— TASK OBJECTIVE —
Your task is to print, exactly and only, the lines from the start of the entries below through the line with "ScatterChart, XAxis, YAxis". Include both ends, but skip the pictures.

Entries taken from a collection
# # # #

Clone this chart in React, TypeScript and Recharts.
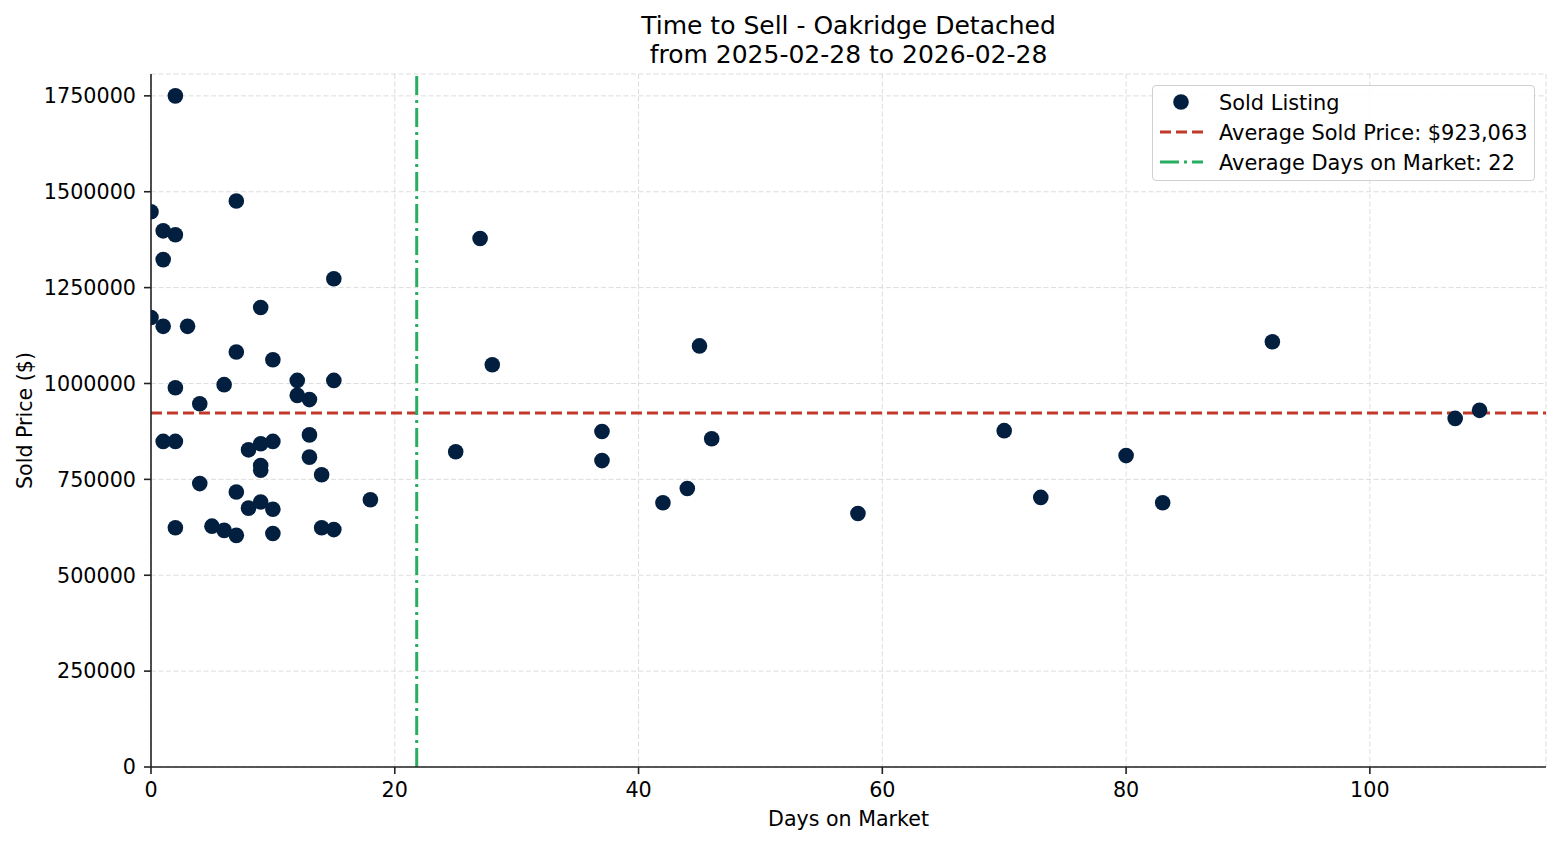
import React from "react"
import { CartesianGrid, Legend, ReferenceLine, Scatter, ScatterChart, XAxis, YAxis } from "recharts"

const days = [
  2, 7, 0, 1, 2, 1, 27, 15, 9, 0, 1, 3, 7, 10, 45, 92, 28, 6, 2, 12, 15, 12, 13, 4, 1, 2, 13, 8, 9, 10,
  13, 9, 9, 14, 4, 7, 18, 9, 8, 10, 2, 5, 6, 7, 10, 14, 15, 25, 37, 37, 42, 44, 46, 58, 70, 73, 80, 83, 107, 109,
]
const prices = [
  1750000, 1476000, 1448000, 1398000, 1388000, 1323000, 1378000, 1273000, 1198000, 1172000, 1149000, 1149000,
  1082000, 1062000, 1098000, 1109000, 1049000, 997000, 989000, 1008000, 1008000, 969000, 958000, 947000, 849000,
  849000, 866000, 827000, 843000, 849000, 808000, 786000, 774000, 762000, 739000, 717000, 697000, 691000, 675000,
  672000, 624000, 628000, 617000, 604000, 609000, 624000, 619000, 822000, 875000, 799000, 689000, 726000, 856000,
  661000, 877000, 703000, 812000, 689000, 909000, 930000,
]
const xTicks = [0, 20, 40, 60, 80, 100]
const yTicks = [0, 250000, 500000, 750000, 1000000, 1250000, 1500000, 1750000]
const AVG_PRICE = 923063
const AVG_DAYS = 21.8

const data = days.map((d, i) => ({ days: d, price: prices[i] }))

const FONT = "'DejaVu Sans', sans-serif"
const NAVY = "#031f40"
const RED = "#c0392b"
const GREEN = "#27ae60"

function LegendBox() {
  const rows = [
    { label: "Sold Listing", kind: "dot" },
    { label: `Average Sold Price: $${AVG_PRICE.toLocaleString("en-US")}`, kind: "dash" },
    { label: `Average Days on Market: ${Math.round(AVG_DAYS)}`, kind: "dashdot" },
  ]
  return (
    <div
      style={{
        width: 381,
        height: 94,
        border: "1px solid #d0d0d0",
        borderRadius: 4,
        background: "rgba(255,255,255,0.85)",
      }}
    >
      <svg width={381} height={94}>
        {rows.map((r, i) => {
          const cy = 16 + i * 30
          return (
            <g key={r.label}>
              {r.kind === "dot" && <circle cx={28} cy={cy} r={7.8} fill={NAVY} />}
              {r.kind === "dash" && (
                <line x1={7} x2={50} y1={cy} y2={cy} stroke={RED} strokeWidth={3} strokeDasharray="11 5" />
              )}
              {r.kind === "dashdot" && (
                <line x1={7} x2={50} y1={cy} y2={cy} stroke={GREEN} strokeWidth={3} strokeDasharray="19 5 3 5" />
              )}
              <text x={66} y={cy + 7.5} fontFamily={FONT} fontSize={20.9} fill="#000">
                {r.label}
              </text>
            </g>
          )
        })}
      </svg>
    </div>
  )
}

export default function App() {
  return (
    <div style={{ position: "absolute", left: 0, top: 0, width: 1560, height: 845, background: "#fff", fontFamily: FONT }}>
      <div
        style={{
          position: "absolute",
          left: 151,
          width: 1395,
          top: 11,
          textAlign: "center",
          fontSize: 25,
          lineHeight: "29px",
          color: "#000",
          zIndex: 2,
        }}
      >
        Time to Sell - Oakridge Detached
        <br />
        from 2025-02-28 to 2026-02-28
      </div>
      <ScatterChart width={1560} height={845} margin={{ top: 74, right: 14, bottom: 18, left: 0 }}>
        <CartesianGrid stroke="#d4d4d4" strokeWidth={0.8} strokeDasharray="5 2.5" />
        <XAxis
          type="number"
          dataKey="days"
          domain={[0, 114.45]}
          ticks={xTicks}
          allowDataOverflow
          height={60}
          stroke="#222"
          strokeWidth={1.6}
          tickSize={7}
          tickMargin={8}
          tick={{ fill: "#000", fontSize: 20.7, fontFamily: FONT }}
          label={{
            value: "Days on Market",
            position: "insideBottom",
            offset: 1,
            fill: "#000",
            fontSize: 20.6,
            fontFamily: FONT,
          }}
        />
        <YAxis
          type="number"
          dataKey="price"
          domain={[0, 1807000]}
          ticks={yTicks}
          allowDataOverflow
          width={151}
          stroke="#222"
          strokeWidth={1.6}
          tickSize={7}
          tickMargin={8}
          tick={{ fill: "#000", fontSize: 20.7, fontFamily: FONT }}
          label={{
            value: "Sold Price ($)",
            angle: -90,
            position: "insideLeft",
            offset: 25,
            fill: "#000",
            fontSize: 20.6,
            fontFamily: FONT,
            style: { textAnchor: "middle" },
          }}
        />
        <Legend
          layout="horizontal"
          verticalAlign="middle"
          align="center"
          wrapperStyle={{ left: 1152, top: 85, width: 383 }}
          content={() => <LegendBox />}
        />
        <Scatter
          data={data}
          isAnimationActive={false}
          fill={NAVY}
          shape={(p: any) => <circle cx={p.cx} cy={p.cy} r={7.8} fill={NAVY} />}
        />
        <ReferenceLine y={AVG_PRICE} stroke={RED} strokeWidth={3} strokeDasharray="11 5" />
        <ReferenceLine x={AVG_DAYS} stroke={GREEN} strokeWidth={3} strokeDasharray="19 5 3 5" />
      </ScatterChart>
    </div>
  )
}
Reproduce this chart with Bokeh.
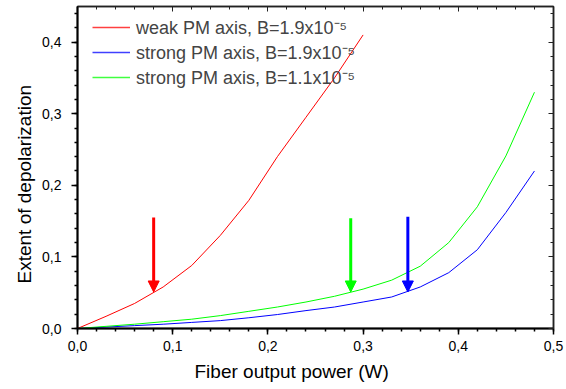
from bokeh.plotting import figure
from bokeh.models import (Range1d, SingleIntervalTicker, LinearAxis, CustomJSTickFormatter,
                          Arrow, NormalHead, Title, Legend, LegendItem)
from bokeh.embed import file_html
from bokeh.resources import INLINE

# ---- data ----
red_x = [0, 0.03, 0.06, 0.09, 0.12, 0.15, 0.18, 0.21, 0.24, 0.27, 0.30]
red_y = [0, 0.017, 0.035, 0.058, 0.088, 0.130, 0.179, 0.240, 0.295, 0.350, 0.410]

pm_x = [0, 0.03, 0.06, 0.09, 0.12, 0.15, 0.18, 0.21, 0.24, 0.27, 0.30, 0.33, 0.36, 0.39, 0.42, 0.45, 0.48]
blue_y = [0, 0.002, 0.004, 0.006, 0.0085, 0.011, 0.015, 0.0195, 0.025, 0.030, 0.037, 0.044,
          0.058, 0.078, 0.110, 0.162, 0.220]
green_y = [0, 0.003, 0.006, 0.0095, 0.013, 0.018, 0.024, 0.030, 0.037, 0.045, 0.055, 0.0675,
           0.087, 0.120, 0.170, 0.241, 0.330]

series_labels = ["weak PM axis, B=1.9x10\u207b\u2075",
                 "strong PM axis, B=1.9x10\u207b\u2075",
                 "strong PM axis, B=1.1x10\u207b\u2075"]
series_colors = ["#ff0000", "#0000ff", "#00ff00"]

arrow_x = [0.08, 0.287, 0.347]
arrow_top = [0.155, 0.154, 0.156]
arrow_tip = [0.051, 0.051, 0.051]
arrow_colors = ["#ff0000", "#00ff00", "#0000ff"]

x_title = "Fiber output power (W)"
y_title = "Extent of depolarization"

FONT = "Liberation Sans"
NAN = float("nan")

p = figure(width=566, height=389, output_backend="svg", toolbar_location=None,
           x_range=Range1d(0, 0.5), y_range=Range1d(0, 0.4497),
           min_border_left=77, min_border_right=13, min_border_top=6, min_border_bottom=61)
p.xgrid.visible = False
p.ygrid.visible = False
p.outline_line_color = "#222222"
p.outline_line_width = 1.5

fmt = CustomJSTickFormatter(code="return tick.toFixed(1).replace('.', ',');")

for ax in p.xaxis:
    ax.ticker = SingleIntervalTicker(interval=0.1, num_minor_ticks=5)
for ax in p.yaxis:
    ax.ticker = SingleIntervalTicker(interval=0.1, num_minor_ticks=5)

for ax in list(p.xaxis) + list(p.yaxis):
    ax.formatter = fmt
    ax.major_label_text_font = FONT
    ax.major_label_text_font_size = "14px"
    ax.major_label_text_color = "black"
    ax.axis_line_width = 2
    ax.axis_line_color = "black"
    ax.major_tick_line_width = 1.5
    ax.minor_tick_line_width = 1.5
    ax.major_tick_in = 0
    ax.minor_tick_in = 0
    ax.major_tick_out = 6
    ax.minor_tick_out = 3
p.xaxis.major_label_standoff = 6
p.yaxis.major_label_standoff = 10


def mirror_axis():
    return LinearAxis(ticker=SingleIntervalTicker(interval=0.1, num_minor_ticks=5),
                      major_label_text_color=None, major_label_text_font_size="0px",
                      major_tick_in=5, major_tick_out=0, minor_tick_in=3, minor_tick_out=0,
                      axis_line_color="#222222", axis_line_width=1.5,
                      major_tick_line_color="#222222", minor_tick_line_color="#222222")


p.add_layout(mirror_axis(), "above")
p.add_layout(mirror_axis(), "right")

series_x = [red_x, pm_x, pm_x]
series_y = [red_y, blue_y, green_y]
items = []
for xs, ys, c, lab in zip(series_x, series_y, series_colors, series_labels):
    p.line(xs, ys, line_color=c, line_width=1)
    # legend-only swatch renderer (draws nothing in the plot)
    sw = p.line([NAN, NAN], [NAN, NAN], line_color=c, line_width=1.6, line_alpha=0.75)
    items.append(LegendItem(label=lab, renderers=[sw]))

for xa, yt, yb, c in zip(arrow_x, arrow_top, arrow_tip, arrow_colors):
    p.add_layout(Arrow(end=NormalHead(size=11, fill_color=c, line_color=c, line_width=1),
                       x_start=xa, y_start=yt, x_end=xa, y_end=yb,
                       line_color=c, line_width=3))

lg = Legend(items=items, location=(15, 239), margin=0, padding=0, spacing=1,
            glyph_width=38, glyph_height=20, label_height=20, label_standoff=6,
            label_text_font=FONT, label_text_font_size="18px",
            border_line_color=None, background_fill_color=None)
p.add_layout(lg, "center")

p.add_layout(Title(text=x_title, align="left", offset=117, text_font=FONT,
                   text_font_size="19px", text_font_style="normal", text_color="black"),
             "below")
p.add_layout(Title(text=y_title, align="left", offset=45, text_font=FONT,
                   text_font_size="19px", text_font_style="normal", text_color="black"),
             "left")

open("out.html", "w").write(file_html(p, INLINE))
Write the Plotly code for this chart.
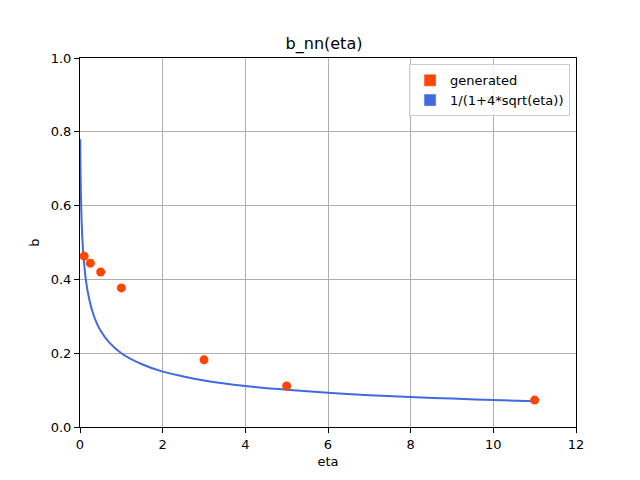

# # # #

— EXERCISE RESPONSE —
Clone this chart in React, TypeScript and Recharts.
import React from "react"
import { CartesianGrid, Legend, ReferenceLine, Scatter, ScatterChart, XAxis, YAxis } from "recharts"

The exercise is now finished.